Em seu primeiro texto, O cego nu: um exórdio, Bruno já comunica os anseios de seu “livro-arena” no qual “lutava por uma filosofia da forma que me permitisse exercer sem má consciência o grave, o difícil ofício da poiesis.” (p. 16). Seu principal embate é consigo mesmo, digladiando-se entre o mundo-como-tal e o mundo-como-ideia, que lhe serve de título, por meio de diálogos com Aristóteles e Platão entre outros filósofos, pintores e poetas: Pascal, Kant, Mallarmé, Bonnefoy, Ungaretti, Botticelli, Rimbaud, Drummond, Bandeira, Cecília Meireles etc.
O mundo como ideia foi composto como uma construção arquitetônica, resultado de anos nos quais o poeta debruçou-se sobre ele “Compondo-o, decompondo-o e recompondo-o” (p. 20). Dividido em três partes (Livro primeiro: Lição de modelagem; Livro segundo: Lição das trevas e Livro Último: Imitação da música), nele, encontramos poemas como este:
POST-SCRIPTUM A UMA TRADUÇÃO
Pobre Paul Valéry, queria tanto
um vento que o arrancasse ao seu torpor!
Mas em vez de cantar queria o Canto,
a Coisa Pura sem tirar nem pôr,
sem tocar nada, a vaga, a chaga ou a flor…
Como esperar que um vento alasse o manto
da sua estranha estátua de isopor
– a Ideia – se o seu hábil esperanto
sem esperança de interlocutor,
era aquela magia sem quebranto,
a geometria? E como ser cantor
do mundo-como-ideia sem no entanto
atar as mãos ao vento, esse escultor
a desmanchar estátuas por enquanto…? (p. 342)
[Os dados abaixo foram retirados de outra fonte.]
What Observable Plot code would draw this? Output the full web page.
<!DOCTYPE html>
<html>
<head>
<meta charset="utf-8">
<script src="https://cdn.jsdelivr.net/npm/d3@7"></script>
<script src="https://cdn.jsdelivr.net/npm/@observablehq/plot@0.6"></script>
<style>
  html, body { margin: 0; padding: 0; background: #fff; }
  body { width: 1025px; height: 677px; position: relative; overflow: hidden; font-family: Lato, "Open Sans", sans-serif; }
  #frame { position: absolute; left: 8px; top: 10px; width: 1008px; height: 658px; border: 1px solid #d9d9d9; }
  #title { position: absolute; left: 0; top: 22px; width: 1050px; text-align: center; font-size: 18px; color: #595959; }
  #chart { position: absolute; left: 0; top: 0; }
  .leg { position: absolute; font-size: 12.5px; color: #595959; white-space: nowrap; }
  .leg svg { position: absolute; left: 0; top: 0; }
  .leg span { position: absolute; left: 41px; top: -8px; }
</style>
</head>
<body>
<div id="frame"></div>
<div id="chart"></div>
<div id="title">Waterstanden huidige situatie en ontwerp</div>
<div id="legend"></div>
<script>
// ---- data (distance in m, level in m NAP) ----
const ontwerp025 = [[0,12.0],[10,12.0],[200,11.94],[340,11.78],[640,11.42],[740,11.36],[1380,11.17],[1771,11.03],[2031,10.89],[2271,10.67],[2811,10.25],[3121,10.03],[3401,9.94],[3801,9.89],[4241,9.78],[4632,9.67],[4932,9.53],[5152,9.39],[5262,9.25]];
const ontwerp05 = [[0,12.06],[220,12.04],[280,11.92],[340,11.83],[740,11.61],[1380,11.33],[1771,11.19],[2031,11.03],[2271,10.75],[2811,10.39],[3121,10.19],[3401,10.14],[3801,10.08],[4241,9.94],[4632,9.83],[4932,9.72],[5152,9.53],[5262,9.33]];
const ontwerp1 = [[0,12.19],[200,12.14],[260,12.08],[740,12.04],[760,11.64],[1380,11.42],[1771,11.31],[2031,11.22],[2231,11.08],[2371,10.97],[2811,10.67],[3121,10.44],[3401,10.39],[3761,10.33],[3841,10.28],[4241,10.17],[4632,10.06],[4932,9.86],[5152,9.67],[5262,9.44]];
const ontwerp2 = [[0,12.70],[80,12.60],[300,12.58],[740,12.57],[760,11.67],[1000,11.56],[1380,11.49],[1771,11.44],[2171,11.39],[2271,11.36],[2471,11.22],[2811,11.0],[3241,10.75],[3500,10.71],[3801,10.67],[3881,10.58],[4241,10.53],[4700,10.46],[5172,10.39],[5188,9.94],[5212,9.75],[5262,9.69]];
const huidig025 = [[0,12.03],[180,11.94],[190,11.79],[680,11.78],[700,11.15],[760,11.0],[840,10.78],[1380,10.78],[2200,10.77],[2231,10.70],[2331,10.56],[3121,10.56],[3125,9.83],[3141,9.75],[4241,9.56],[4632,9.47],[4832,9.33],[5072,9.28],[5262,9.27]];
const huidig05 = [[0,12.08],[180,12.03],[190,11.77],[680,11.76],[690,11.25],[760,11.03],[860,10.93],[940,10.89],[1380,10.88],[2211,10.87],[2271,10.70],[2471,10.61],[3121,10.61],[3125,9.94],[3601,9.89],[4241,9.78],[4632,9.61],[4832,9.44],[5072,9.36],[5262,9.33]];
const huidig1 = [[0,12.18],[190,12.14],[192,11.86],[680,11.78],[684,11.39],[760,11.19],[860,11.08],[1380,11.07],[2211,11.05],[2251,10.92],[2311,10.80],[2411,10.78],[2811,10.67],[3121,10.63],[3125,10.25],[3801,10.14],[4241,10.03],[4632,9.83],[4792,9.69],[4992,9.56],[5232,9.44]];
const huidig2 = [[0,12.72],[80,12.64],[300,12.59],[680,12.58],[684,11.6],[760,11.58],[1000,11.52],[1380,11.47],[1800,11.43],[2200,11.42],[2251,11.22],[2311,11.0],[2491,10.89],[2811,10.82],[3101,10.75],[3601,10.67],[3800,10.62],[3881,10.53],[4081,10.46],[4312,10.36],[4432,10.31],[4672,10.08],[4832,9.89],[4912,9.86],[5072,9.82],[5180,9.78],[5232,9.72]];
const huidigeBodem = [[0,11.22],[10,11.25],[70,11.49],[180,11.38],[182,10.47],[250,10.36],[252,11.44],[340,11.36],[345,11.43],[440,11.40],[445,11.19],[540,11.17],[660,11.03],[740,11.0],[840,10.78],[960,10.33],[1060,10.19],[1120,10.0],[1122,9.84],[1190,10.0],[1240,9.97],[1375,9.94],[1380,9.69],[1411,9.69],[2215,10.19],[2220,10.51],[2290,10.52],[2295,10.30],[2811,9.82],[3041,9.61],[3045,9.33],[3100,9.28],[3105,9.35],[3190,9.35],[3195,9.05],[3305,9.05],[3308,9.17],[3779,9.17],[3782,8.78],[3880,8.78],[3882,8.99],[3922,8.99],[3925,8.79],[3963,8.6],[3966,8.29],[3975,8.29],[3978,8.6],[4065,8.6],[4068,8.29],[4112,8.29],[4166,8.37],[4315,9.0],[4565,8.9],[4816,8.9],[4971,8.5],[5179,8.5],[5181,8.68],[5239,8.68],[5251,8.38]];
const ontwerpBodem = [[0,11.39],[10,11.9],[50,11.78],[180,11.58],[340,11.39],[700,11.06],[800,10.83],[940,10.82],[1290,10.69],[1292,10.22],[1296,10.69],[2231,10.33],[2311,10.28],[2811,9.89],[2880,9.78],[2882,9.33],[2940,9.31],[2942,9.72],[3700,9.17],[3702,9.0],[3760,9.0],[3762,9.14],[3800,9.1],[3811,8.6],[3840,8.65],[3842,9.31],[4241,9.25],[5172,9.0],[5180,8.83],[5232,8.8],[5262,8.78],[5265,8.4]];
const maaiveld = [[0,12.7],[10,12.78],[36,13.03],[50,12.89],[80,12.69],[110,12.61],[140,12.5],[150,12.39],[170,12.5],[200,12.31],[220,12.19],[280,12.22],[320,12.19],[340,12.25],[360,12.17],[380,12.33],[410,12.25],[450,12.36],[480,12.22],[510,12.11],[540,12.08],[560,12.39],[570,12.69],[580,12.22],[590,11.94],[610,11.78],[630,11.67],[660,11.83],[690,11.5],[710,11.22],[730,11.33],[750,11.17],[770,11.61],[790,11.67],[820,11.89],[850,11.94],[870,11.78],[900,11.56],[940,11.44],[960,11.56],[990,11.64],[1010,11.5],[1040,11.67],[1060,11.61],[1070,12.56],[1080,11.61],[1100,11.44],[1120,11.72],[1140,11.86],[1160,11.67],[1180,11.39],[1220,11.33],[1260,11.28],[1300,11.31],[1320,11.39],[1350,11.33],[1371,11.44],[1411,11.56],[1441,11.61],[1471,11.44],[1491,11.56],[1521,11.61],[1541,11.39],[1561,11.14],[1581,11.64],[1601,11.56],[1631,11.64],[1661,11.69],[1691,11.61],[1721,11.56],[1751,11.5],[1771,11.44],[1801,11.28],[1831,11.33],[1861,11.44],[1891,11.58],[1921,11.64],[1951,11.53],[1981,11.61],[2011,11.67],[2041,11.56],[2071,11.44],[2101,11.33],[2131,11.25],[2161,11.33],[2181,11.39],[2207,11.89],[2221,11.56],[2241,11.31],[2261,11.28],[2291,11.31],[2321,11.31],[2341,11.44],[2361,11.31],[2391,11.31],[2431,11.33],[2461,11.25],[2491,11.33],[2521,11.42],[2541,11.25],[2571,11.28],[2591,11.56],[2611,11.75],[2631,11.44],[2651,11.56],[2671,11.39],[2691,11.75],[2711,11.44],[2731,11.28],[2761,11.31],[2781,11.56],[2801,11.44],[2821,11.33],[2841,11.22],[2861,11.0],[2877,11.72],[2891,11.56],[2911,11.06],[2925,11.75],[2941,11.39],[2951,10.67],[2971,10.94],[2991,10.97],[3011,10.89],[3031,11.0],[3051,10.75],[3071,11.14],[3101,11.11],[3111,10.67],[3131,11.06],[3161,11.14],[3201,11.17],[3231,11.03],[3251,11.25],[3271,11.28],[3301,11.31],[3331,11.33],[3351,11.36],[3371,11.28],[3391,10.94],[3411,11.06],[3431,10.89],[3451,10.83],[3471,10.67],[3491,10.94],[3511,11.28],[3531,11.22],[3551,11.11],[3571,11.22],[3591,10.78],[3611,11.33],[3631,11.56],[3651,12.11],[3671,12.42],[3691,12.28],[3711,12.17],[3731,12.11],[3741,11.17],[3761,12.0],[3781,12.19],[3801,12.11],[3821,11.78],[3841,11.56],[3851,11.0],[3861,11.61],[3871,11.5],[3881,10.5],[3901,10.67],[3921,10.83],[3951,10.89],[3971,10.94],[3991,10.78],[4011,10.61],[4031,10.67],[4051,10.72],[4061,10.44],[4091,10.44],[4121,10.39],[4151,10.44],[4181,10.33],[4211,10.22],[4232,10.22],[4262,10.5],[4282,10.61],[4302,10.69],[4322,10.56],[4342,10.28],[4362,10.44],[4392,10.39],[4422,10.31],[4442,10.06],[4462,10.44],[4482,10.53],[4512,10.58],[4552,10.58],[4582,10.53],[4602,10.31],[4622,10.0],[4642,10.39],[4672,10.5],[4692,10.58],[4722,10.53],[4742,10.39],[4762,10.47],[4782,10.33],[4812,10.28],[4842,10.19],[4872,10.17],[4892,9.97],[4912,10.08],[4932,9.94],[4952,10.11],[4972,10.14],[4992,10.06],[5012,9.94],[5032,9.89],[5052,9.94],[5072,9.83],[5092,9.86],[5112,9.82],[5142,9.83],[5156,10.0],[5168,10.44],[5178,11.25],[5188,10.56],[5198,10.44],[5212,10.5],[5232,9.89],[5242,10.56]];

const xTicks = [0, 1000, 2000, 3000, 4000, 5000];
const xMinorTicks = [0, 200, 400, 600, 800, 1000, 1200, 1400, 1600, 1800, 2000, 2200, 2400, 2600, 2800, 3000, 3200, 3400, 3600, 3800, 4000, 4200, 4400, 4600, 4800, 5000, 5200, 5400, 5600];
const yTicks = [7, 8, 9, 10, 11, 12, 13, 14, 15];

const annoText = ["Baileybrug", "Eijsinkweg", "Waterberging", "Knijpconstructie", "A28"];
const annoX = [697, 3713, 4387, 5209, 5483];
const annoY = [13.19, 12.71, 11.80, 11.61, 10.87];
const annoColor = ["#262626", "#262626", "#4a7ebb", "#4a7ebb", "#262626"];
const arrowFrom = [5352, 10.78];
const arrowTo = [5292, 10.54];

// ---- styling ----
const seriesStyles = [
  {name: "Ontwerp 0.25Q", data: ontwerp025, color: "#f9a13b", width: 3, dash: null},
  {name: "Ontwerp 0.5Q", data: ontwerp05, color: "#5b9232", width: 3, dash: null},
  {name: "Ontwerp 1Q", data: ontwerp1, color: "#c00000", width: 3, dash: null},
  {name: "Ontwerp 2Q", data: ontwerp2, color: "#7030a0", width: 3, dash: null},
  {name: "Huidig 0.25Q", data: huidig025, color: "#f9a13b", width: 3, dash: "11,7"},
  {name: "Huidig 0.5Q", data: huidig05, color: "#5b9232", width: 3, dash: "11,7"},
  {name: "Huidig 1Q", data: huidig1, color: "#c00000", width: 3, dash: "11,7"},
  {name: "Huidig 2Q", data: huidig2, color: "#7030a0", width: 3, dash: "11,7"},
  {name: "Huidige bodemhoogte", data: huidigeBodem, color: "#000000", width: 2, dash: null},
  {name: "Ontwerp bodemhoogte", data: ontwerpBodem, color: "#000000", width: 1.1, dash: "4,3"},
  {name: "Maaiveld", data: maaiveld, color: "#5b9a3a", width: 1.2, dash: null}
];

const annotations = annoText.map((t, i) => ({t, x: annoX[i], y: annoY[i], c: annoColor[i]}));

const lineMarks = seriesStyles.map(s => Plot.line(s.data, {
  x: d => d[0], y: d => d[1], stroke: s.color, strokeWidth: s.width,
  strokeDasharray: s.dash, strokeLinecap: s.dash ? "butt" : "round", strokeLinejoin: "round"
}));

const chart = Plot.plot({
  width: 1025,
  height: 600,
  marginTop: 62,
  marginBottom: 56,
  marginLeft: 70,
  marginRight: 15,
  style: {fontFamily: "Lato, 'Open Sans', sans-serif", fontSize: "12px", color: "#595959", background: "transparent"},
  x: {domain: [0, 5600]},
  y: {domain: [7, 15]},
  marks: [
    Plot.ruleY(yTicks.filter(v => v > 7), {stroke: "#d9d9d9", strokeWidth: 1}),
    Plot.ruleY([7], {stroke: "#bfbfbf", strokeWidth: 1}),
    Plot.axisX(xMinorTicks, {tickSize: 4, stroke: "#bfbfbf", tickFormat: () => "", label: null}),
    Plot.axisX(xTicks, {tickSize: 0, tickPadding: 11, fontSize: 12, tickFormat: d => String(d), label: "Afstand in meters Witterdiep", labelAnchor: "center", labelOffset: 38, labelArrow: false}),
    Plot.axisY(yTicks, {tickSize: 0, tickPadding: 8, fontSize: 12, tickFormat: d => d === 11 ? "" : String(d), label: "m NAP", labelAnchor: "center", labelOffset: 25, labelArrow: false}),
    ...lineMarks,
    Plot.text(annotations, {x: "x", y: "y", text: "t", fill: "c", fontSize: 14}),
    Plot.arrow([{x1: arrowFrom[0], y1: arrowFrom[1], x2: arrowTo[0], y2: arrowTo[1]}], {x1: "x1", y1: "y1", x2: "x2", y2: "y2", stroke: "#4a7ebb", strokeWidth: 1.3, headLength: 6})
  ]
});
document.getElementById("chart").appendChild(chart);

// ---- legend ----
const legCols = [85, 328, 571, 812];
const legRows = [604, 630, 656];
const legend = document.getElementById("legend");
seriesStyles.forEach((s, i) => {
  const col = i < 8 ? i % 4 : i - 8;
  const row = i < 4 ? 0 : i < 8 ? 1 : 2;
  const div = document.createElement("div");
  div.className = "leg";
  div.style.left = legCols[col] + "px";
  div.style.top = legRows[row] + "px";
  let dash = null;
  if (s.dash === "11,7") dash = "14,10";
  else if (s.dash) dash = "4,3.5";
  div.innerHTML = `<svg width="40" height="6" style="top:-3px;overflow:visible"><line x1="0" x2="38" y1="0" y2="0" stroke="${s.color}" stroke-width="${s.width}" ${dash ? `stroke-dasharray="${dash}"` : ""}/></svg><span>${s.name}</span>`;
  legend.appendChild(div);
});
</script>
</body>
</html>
Publicado logo após a tradução que Bruno realiza do poema Le Cemitiêre Marin, de Valéry, esse soneto é um exemplar do pensamento tolentiano sobre a criação poética. Modelo do que se convencionou chamar de poésie pure, ou poesia absoluta, O Cemitério marinho reúne um ideal poético a ser alcançado, no qual as palavras e as formas, não o conteúdo, seriam o real discurso do fazer poético, numa progressão do que já anunciara Baudelaire e efetivara Mallarmé, sem esquecermos o esteticismo da Art pour l’art. Ao traduzi-lo, Bruno comunica ideais valerianos, e, ao publicar o Post-Scriptum, faz-lhes, mais que um adendo, um contraponto.
“Em vez de cantar querer o Canto” é ter o poema como um fim em si mesmo. A “Coisa pura”, ou seja, a poesia pura não era a defesa de um ideal de pureza, mas sim de uma poesia que toma o conteúdo pela forma e abdica da metafísica, da subjetividade do lirismo clássico em busca de uma materialidade poética na qual a linguagem prevaleceria ao pensamento.
Para Bruno, a “Ideia” é “uma estranha estátua de isopor”, passa uma impressão de concretude que não se sustenta, e a poesia pura, formalista e autotélica, corre o risco de tornar-se ininteligível, “um hábil esperanto sem esperança de interlocutor”, uma “geometria” que se torna tão abstrata que perde sua capacidade de comunicar. Esse seria o centro do que ele chama de mundo como ideia, isto é, a construção conceitual de uma realidade que acaba por ser deformada em poesia, uma lição de trevas, a qual o próprio Valéry traiu e da qual Bruno não passou incólume.
É ali e ali só que hão de durar,
para sempre e em lugar
da agonia da luz e seu mistério,
figurações de um fogo-fátuo apenas,
irretocáveis e imutáveis cenas
de um bailado de sombras ao sol-pôr:
a dança aritmética e lunar
da luz conceitual num cemitério
que até Paul Valéry, fino amador
de sombras, desistiu de idealizar. (p. 115)
TOLENTINO, Bruno. O mundo como ideia. São Paulo: Globo, 2002.